Kathrin Hille of the Financial Times (London) with a detailed, nuanced – and very disturbing contemporary account of how China suppresses and deters dissent in How China Polices the Internet Excerpts follow:
On the night of January 29 this year, five peasants were delivered into Jinning detention centre, a dark little facility in the province of Yunnan in southwestern China. They were accused of illegal logging, a lucrative sideline for many farmers in this impoverished region.
It was a routine arrest. But 10 days later one of the men, a 24-year-old named Li Qiaoming, was dead. Presenting his bruised and swollen corpse to shocked parents on February 12, the police said Li had died accidentally during a game of blind man’s buff, or “elude the cat” as it’s called in China. Officers explained to the elderly couple that their son had been chosen as the “cat”, was blindfolded by cellmates, and while chasing the “mice” banged his head into a wall with such force that he died of his injuries four days later. The case was closed and Li’s parents sent back to their village.

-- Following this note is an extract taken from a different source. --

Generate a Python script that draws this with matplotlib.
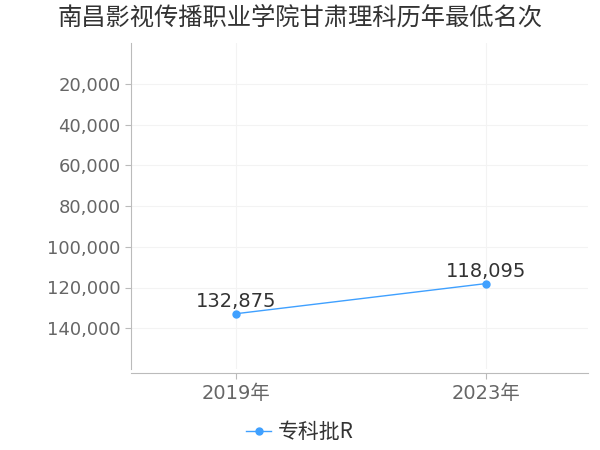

But the next night, a Friday, officers on duty in a different department of the Yunnan police – the internet security management division – detected some unusual online activity. The story of Li’s death was being discussed with fervour. Two prominent local bloggers asked how stumbling into a wall could possibly kill someone. Internet bulletin-board users ridiculed the official explanation, suggesting instead that Li had been beaten to death by jail wardens. A cartoon appeared, showing three men in striped prison outfits with their heads stuck in the walls and the floor of a cell.
Nor did the commentary subside over the weekend. Li’s family started voicing their doubts and pain. Their son was to have been married on February 16; he and his friends had been cutting and selling trees in order to raise money for a more lavish wedding. Soon, “elude the cat” websites started to appear, featuring pictures of Li and his fiancée and offering forums for debate of the forensic evidence. Online bulletin boards saw outpourings of fury about police brutality and the government apparently lying to its people. This wasn’t the first time Chinese officials had faced a rambunctious online community, but in this case they decided to handle things differently. Wu Hao, deputy propaganda chief for the area, put out an online appeal for “netizens” to help investigate the case. Within hours, thousands had signed up. Wu picked a group of 15, among them some of the bloggers who had been most vocal in attacking the police’s behaviour and in fuelling the debate. He invited them to tour the Jinning detention facility and be briefed by the wardens. State media outlets ran stories about the bloggers entering through the heavy metal door that had banged shut behind Li three weeks earlier.
And while the blogger investigation committee couldn’t do much real investigating – its members were refused access to surveillance camera footage and to key witnesses – the stunt proved a coup for Wu. The bloggers released a report concluding that they knew too little to give a proper assessment of what had happened, while provincial prosecutors announced that Li had not died from playing blind man’s bluff but had been beaten to death by another prisoner. Soon, the debate died down.
Wu told me this story with pride three months after Li’s death. A 39-year-old former reporter at the official Xinhua news agency, Wu is no revolutionary. But he is unusual in agreeing to meet me for an in-depth discussion of his work. While local reporters and editors feel the propaganda department breathing down their necks on a daily basis, the department is normally keen to keep foreign news organisations at arm’s length – and in the dark about exactly what it does.
The article by Kathrin Hille – How China Polices the Internet . describes how China censors the Internet in response to changed circumstances by selectively allowing the bloggers to work, that is by allowing bloggers access to small amounts of data and to publish items such as The Mysterious Death of Li Qiaoming on Fool’s Mountain.